Clojure Validation - Part III

Published on Wednesday, August 22, 2018

Clojure Validation - Part III

Better Messages with Phrase

Data! Data! Data!” he cried impatiently. “I can’t make bricks without clay.

Sherlock Holmes

Last time we added validation to our web UI, but the validation “messages” were something only a Clojurist would understand or care for. This time around we're going to fix that.

Full series:

Final Result

Like last time, here's an embedded example of what we'll accomplish this time around.

Enable JavaScript to see the example.

This time our behavior is much better, but I make no excuses for the appearance, other than to say that this is only sample code and not something meant for a production website.

Humane Messages

Last time we built a UI that displayed validation errors using s/explain_data. That function returns data, not a message, and that data is meant for a Clojure developer, not a normal human. So, while it was great we could easily validate input, no one would argue that what we had last time was usable in any sort of way.

The nice thing about Clojure Spec and the data returned by s/explain_data though is that it gives us very rich data that we can use programmatically any way we choose to. One thing we could do is map that data, in particular which predicate failed, to a friendly message. That's precisely what Phrase does!

Let's do the simplest thing we can do to replace s/explain_data with phrase/phrase-first. First thing, you have to add [phrase "0.3-alpha4"] as a dependency to project.clj.

  :dependencies [[org.clojure/clojure "1.9.0"]
                 [ring-server "0.5.0"]
                 [reagent "0.8.1"]
                 [reagent-utils "0.3.1"]
                 [ring "1.6.3"]
                 [ring/ring-defaults "0.3.1"]
                 [compojure "1.6.1"]
                 [hiccup "1.0.5"]
                 [yogthos/config "1.1.1"]
                 [org.clojure/clojurescript "1.10.339"
                  :scope "provided"]
                 [secretary "1.2.3"]
                 [venantius/accountant "0.2.4"
                  :exclusions [org.clojure/tools.reader]]
                 [phrase "0.3-alpha4"]]

Don't forget to restart Figwheel as project changes aren't auto applied the same way that source changes are.

Next you have to add the namespace in core.cljs.

(ns validation-experiment.core
  (:require [reagent.core :as reagent :refer [atom]]
            [validation-experiment.ssn :as ssn]
            [clojure.spec.alpha :as s]
            [phrase.alpha :refer [phrase-first defphraser]]))

With that out of the way, we can modify our component to use phrase-first and produce a more meaningful validation message.

(defphraser :default
  [_ _]
  "Invalid value!")

(defn example []
  [:div [:label "Enter SSN: " [:input {:type :text :value @ssn :on-change #(reset! ssn (-> % .-target .-value))}]]
   [:p {:style {:color "red"}} (phrase-first {} :validation-experiment.ssn/ssn @ssn)]])

The call to defphraser registered a default message to display any time there's a validation error.
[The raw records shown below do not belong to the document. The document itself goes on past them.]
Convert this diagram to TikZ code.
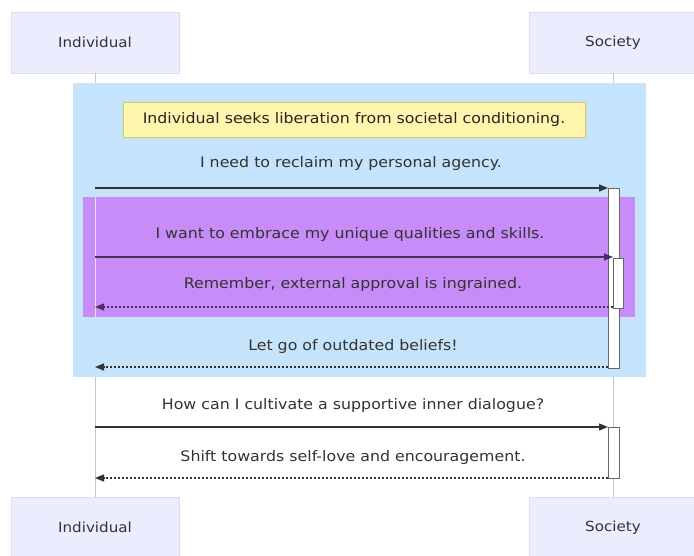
\documentclass[tikz,border=0pt]{standalone}
\usepackage{fontspec}
\setmainfont{DejaVu Sans}[FakeStretch=1.09]
\usetikzlibrary{arrows.meta}
\definecolor{txt}{HTML}{333333}
\definecolor{actorfill}{HTML}{ECECFF}
\definecolor{actorline}{HTML}{DCDCF4}
\definecolor{loopblue}{HTML}{C5E3FA}
\definecolor{critpurple}{HTML}{C78CF7}
\definecolor{notefill}{HTML}{FFF5AD}
\definecolor{noteline}{HTML}{CFC47A}
\definecolor{lifegray}{HTML}{C8C8C8}
\definecolor{arrowdark}{HTML}{333333}
\definecolor{arrowpurple}{HTML}{45305F}
\tikzset{
  actor/.style={draw=actorline, fill=actorfill, minimum width=168pt, minimum height=61pt, inner sep=0pt, text=txt, font=\fontsize{13.9}{16}\selectfont},
  msg/.style={text=txt, font=\fontsize{14.5}{17}\selectfont, inner sep=0pt},
  lifeline/.style={draw=lifegray, line width=0.8pt},
  solidmsg/.style={draw=arrowdark, line width=1.3pt, -{Triangle[length=9pt,width=7pt]}},
  dottedmsg/.style={draw=arrowdark, line width=1.3pt, dash pattern=on 2pt off 2pt, -{Triangle[length=9pt,width=7pt]}},
  activation/.style={draw=gray!80!black, fill=white, line width=0.8pt},
}
\begin{document}
\begin{tikzpicture}[x=1pt,y=-1pt]
\useasboundingbox (0,0) rectangle (694,556);
\fill[white] (0,0) rectangle (694,556);
% participants
\node[actor] (itop) at (95,42.5) {Individual};
\node[actor] (stop) at (613,42.5) {Society};
\node[actor] (ibot) at (95,527.5) {Individual};
\node[actor] (sbot) at (613,527.5) {Society};
% lifelines
\draw[lifeline] (itop.south) -- (ibot.north);
\draw[lifeline] (stop.south) -- (sbot.north);
% loop / rect regions
\fill[loopblue] (73,83) rectangle (646,377);
\fill[critpurple] (83,197) rectangle (635,317);
\draw[draw=white!70!critpurple, line width=0.8pt] (95,197) -- (95,317);
% note
\node[draw=noteline, fill=notefill, minimum width=462pt, minimum height=35pt, inner sep=0pt, text=black!85, font=\fontsize{14.5}{17}\selectfont] (note) at (354,119.5) {Individual seeks liberation from societal conditioning.};
% activations
\draw[activation] (608,188) rectangle (619,368);
\draw[activation] (613,258) rectangle (623,308);
\draw[activation] (608,427) rectangle (619,478);
% coordinates on lifelines
\coordinate (i1) at (95,188); \coordinate (s1) at (608,188);
\coordinate (i2) at (95,257); \coordinate (s2) at (613,257);
\coordinate (i3) at (95,307); \coordinate (s3) at (613,307);
\coordinate (i4) at (95,367); \coordinate (s4) at (608,367);
\coordinate (i5) at (95,427); \coordinate (s5) at (608,427);
\coordinate (i6) at (95,478); \coordinate (s6) at (608,478);
% messages
\node[msg] (m1) at (351,164) {I need to reclaim my personal agency.};
\draw[solidmsg] (i1) -- (s1);
\node[msg] (m2) at (350,235) {I want to embrace my unique qualities and skills.};
\draw[solidmsg, draw=arrowpurple] (i2) -- (s2);
\node[msg] (m3) at (353,285) {Remember, external approval is ingrained.};
\draw[dottedmsg, draw=arrowpurple] (s3) -- (i3);
\node[msg] (m4) at (353,346) {Let go of outdated beliefs!};
\draw[dottedmsg] (s4) -- (i4);
\node[msg] (m5) at (353,405) {How can I cultivate a supportive inner dialogue?};
\draw[solidmsg] (i5) -- (s5);
\node[msg] (m6) at (353,457) {Shift towards self-love and encouragement.};
\draw[dottedmsg] (s6) -- (i6);
\end{tikzpicture}
\end{document}
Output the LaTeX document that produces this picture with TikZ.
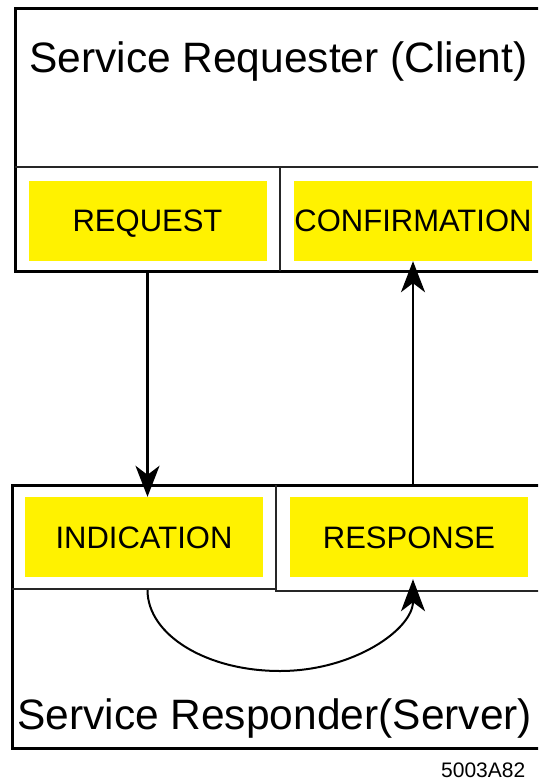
\documentclass[tikz,border=0pt]{standalone}
\usepackage{fontspec}
\setmainfont{Liberation Sans}
\usetikzlibrary{arrows.meta,calc}
\begin{document}
\begin{tikzpicture}[x=1pt,y=-1pt,
  frame/.style={line width=3pt},
  divider/.style={line width=1.5pt, draw=black!85},
  prim/.style={fill=yellow, inner sep=0pt, minimum width=238pt, minimum height=80pt,
    text height=22pt, text depth=0pt, font=\fontsize{31}{31}\selectfont},
  flow/.style={line width=2.5pt, -{Stealth[length=31pt,width=24pt,inset=9pt]}},
  loopflow/.style={line width=2pt, -{Stealth[length=32pt,width=24pt,inset=9pt]}},
  title/.style={anchor=base west, inner sep=0pt, font=\fontsize{42.5}{42.5}\selectfont},
  tag/.style={anchor=base west, inner sep=0pt, font=\fontsize{21}{21}\selectfont}
]
\useasboundingbox (0,0) rectangle (538,783);
\begin{scope}
\clip (0,0) rectangle (538,783);
% client frame
\draw[frame] (15,9) rectangle (570,271);
\draw[divider] (15,167) -- (570,167);
\draw[divider] (280,167) -- (280,271);
\node[title] (client) at (29,73) {Service Requester (Client)};
\node[prim] (req) at (147.5,221) {REQUEST};
\node[prim] (conf) at (413,221) {CONFIRMATION};
\coordinate (clientbot) at (0,271);
% server frame
\draw[frame] (12,485) rectangle (570,748);
\draw[divider] (12,589) -- (276,589);
\draw[divider] (276,485) -- (276,591) -- (570,591);
\node[prim] (ind) at (144,537) {INDICATION};
\node[prim] (resp) at (409,537) {RESPONSE};
\node[title] (server) at (17,729) {Service Responder(Server)};
\coordinate (servertop) at (0,485);
\coordinate (serverdiv) at (0,590);
\coordinate (loopbot) at (280,671);
% connectors
\draw[flow] (req.south |- clientbot) -- (req.south |- ind.north);
\draw[flow] (conf.south |- servertop) -- (conf.south);
\draw[loopflow] (req.south |- serverdiv) .. controls +(0,45) and +(-73.5,0) .. (loopbot)
  .. controls +(73.5,0) and +(0,50) .. ($(conf.south |- resp.south)+(0,2)$);
\node[tag] (code) at (441,777) {5003A82};
\end{scope}
\end{tikzpicture}
\end{document}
Try it out. No more “meaningless” Clojure Spec data, and instead you see "Invalid value!" when validation fails.

Bringing Detail Back

That's great and all, but we've lost information about why the validation failed! Let's fix that. Since the “why” is specific to our Clojure Spec definitions, let's keep the code in the same namespace. So, modify the ssn.cljc file's namespace to include Phrase.

(ns validation-experiment.ssn
  (:require [clojure.spec.alpha :as s]
            [clojure.string :as string]
            [phrase.alpha :refer [defphraser]]))

Now at the end of that file define messages for each of our predicates.

(defphraser valid-format?
  [_ _]
  "Not a valid SSN format.")

(defphraser valid-area?
  [_ _]
  "Not a valid area segment.")

(defphraser valid-group?
  [_ _]
  "Not a valid group segment.")

(defphraser valid-serial-number?
  [_ _]
  "Not a valid serial number.")

Much better! We could do a little better yet, though. Not everyone knows what the “area”, "group" and “serial number” segments are. Let's make this a little clearer by displaying the invalid portion of the input in the message.

(defphraser valid-area?
  [_ {:keys [val]}]
  (str "\"" (subs val 0 3) "\" is not a valid area segment."))

(defphraser valid-group?
  [_ {:keys [val]}]
  (str "\"" (subs (digits val) 3 5) "\" is not a valid group segment."))

(defphraser valid-serial-number?
  [_ {:keys [val]}]
  (str "\"" (subs (digits val) 5 9) "\" is not a valid serial number."))

Yet again, it was really easy to go from a validation message only a Clojurist would love, to rich and human readable messages.